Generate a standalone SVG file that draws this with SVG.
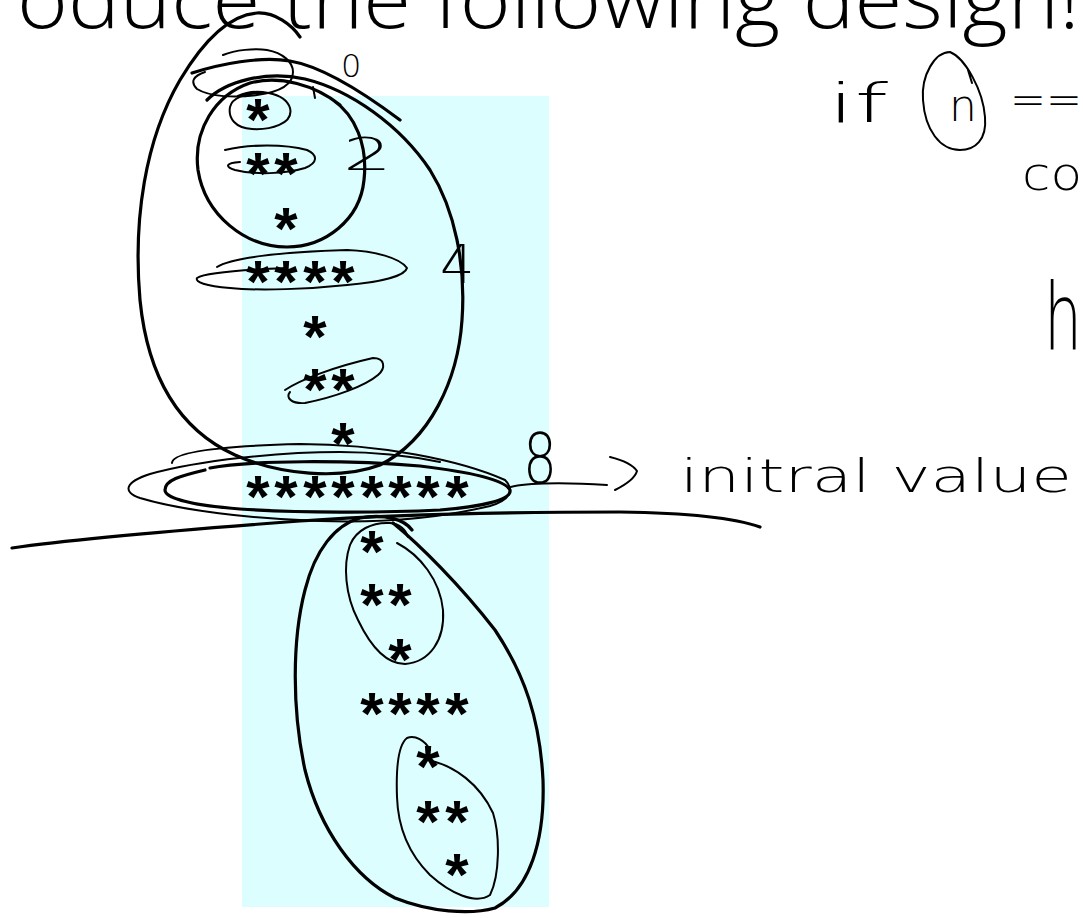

*****

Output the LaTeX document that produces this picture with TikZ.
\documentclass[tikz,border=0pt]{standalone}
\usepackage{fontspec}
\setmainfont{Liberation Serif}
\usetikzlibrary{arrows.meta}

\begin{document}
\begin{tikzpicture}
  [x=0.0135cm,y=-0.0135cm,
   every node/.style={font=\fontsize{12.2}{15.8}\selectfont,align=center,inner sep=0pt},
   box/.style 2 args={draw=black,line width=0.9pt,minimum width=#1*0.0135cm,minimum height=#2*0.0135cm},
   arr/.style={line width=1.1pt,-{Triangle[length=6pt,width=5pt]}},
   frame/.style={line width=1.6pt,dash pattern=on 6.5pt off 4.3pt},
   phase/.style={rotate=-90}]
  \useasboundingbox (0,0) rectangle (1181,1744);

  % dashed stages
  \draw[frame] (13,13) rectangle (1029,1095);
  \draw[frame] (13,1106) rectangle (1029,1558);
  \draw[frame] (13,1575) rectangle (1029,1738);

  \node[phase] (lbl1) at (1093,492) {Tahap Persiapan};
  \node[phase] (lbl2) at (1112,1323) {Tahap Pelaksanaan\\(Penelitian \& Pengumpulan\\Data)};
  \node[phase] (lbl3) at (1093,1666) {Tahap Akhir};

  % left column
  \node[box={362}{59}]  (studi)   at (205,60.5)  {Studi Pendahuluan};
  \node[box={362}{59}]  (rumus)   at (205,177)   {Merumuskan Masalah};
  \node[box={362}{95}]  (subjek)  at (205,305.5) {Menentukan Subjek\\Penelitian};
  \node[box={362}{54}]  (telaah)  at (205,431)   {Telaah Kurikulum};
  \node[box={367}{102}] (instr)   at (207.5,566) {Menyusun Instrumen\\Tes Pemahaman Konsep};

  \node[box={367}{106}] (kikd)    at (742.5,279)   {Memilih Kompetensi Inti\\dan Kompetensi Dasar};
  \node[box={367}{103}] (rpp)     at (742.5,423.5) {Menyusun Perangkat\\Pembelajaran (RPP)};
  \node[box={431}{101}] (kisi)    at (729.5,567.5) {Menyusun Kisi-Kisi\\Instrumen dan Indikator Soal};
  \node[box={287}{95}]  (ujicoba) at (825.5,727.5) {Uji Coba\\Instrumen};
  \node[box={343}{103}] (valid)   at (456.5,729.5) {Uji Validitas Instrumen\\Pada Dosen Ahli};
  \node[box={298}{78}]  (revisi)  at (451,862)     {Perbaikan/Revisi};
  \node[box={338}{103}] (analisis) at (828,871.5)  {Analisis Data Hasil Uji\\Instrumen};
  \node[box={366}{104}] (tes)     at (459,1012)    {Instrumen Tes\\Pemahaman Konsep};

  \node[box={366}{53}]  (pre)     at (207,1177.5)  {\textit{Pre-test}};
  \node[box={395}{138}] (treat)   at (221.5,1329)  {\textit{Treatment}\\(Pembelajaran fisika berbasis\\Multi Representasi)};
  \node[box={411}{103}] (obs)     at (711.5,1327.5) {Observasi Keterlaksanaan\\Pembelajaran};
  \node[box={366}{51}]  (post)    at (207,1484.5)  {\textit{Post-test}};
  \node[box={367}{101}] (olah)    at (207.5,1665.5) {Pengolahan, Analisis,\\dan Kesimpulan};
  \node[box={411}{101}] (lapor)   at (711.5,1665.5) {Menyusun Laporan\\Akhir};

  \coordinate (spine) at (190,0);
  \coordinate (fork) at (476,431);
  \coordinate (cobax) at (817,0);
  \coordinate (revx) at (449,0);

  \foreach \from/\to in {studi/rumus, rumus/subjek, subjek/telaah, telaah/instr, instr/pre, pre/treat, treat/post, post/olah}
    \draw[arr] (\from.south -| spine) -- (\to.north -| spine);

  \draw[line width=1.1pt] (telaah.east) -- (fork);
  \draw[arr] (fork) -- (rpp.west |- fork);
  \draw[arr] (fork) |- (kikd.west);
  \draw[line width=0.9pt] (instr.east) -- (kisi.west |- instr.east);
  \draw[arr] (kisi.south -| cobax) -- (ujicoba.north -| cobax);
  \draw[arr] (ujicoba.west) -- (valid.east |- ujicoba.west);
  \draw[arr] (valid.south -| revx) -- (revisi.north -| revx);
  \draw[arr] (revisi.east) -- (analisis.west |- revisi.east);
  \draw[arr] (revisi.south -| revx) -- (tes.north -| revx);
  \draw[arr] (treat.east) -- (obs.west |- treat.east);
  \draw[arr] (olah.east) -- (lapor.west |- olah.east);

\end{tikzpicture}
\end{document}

*****

■ What is asked: Quote the data above from the line containing "Output the LaTeX" to the line containing "(13,1575) rectangle (1029,1738);", inclusive, and stop.

■ The result:
Output the LaTeX document that produces this picture with TikZ.
\documentclass[tikz,border=0pt]{standalone}
\usepackage{fontspec}
\setmainfont{Liberation Serif}
\usetikzlibrary{arrows.meta}

\begin{document}
\begin{tikzpicture}
  [x=0.0135cm,y=-0.0135cm,
   every node/.style={font=\fontsize{12.2}{15.8}\selectfont,align=center,inner sep=0pt},
   box/.style 2 args={draw=black,line width=0.9pt,minimum width=#1*0.0135cm,minimum height=#2*0.0135cm},
   arr/.style={line width=1.1pt,-{Triangle[length=6pt,width=5pt]}},
   frame/.style={line width=1.6pt,dash pattern=on 6.5pt off 4.3pt},
   phase/.style={rotate=-90}]
  \useasboundingbox (0,0) rectangle (1181,1744);

  % dashed stages
  \draw[frame] (13,13) rectangle (1029,1095);
  \draw[frame] (13,1106) rectangle (1029,1558);
  \draw[frame] (13,1575) rectangle (1029,1738);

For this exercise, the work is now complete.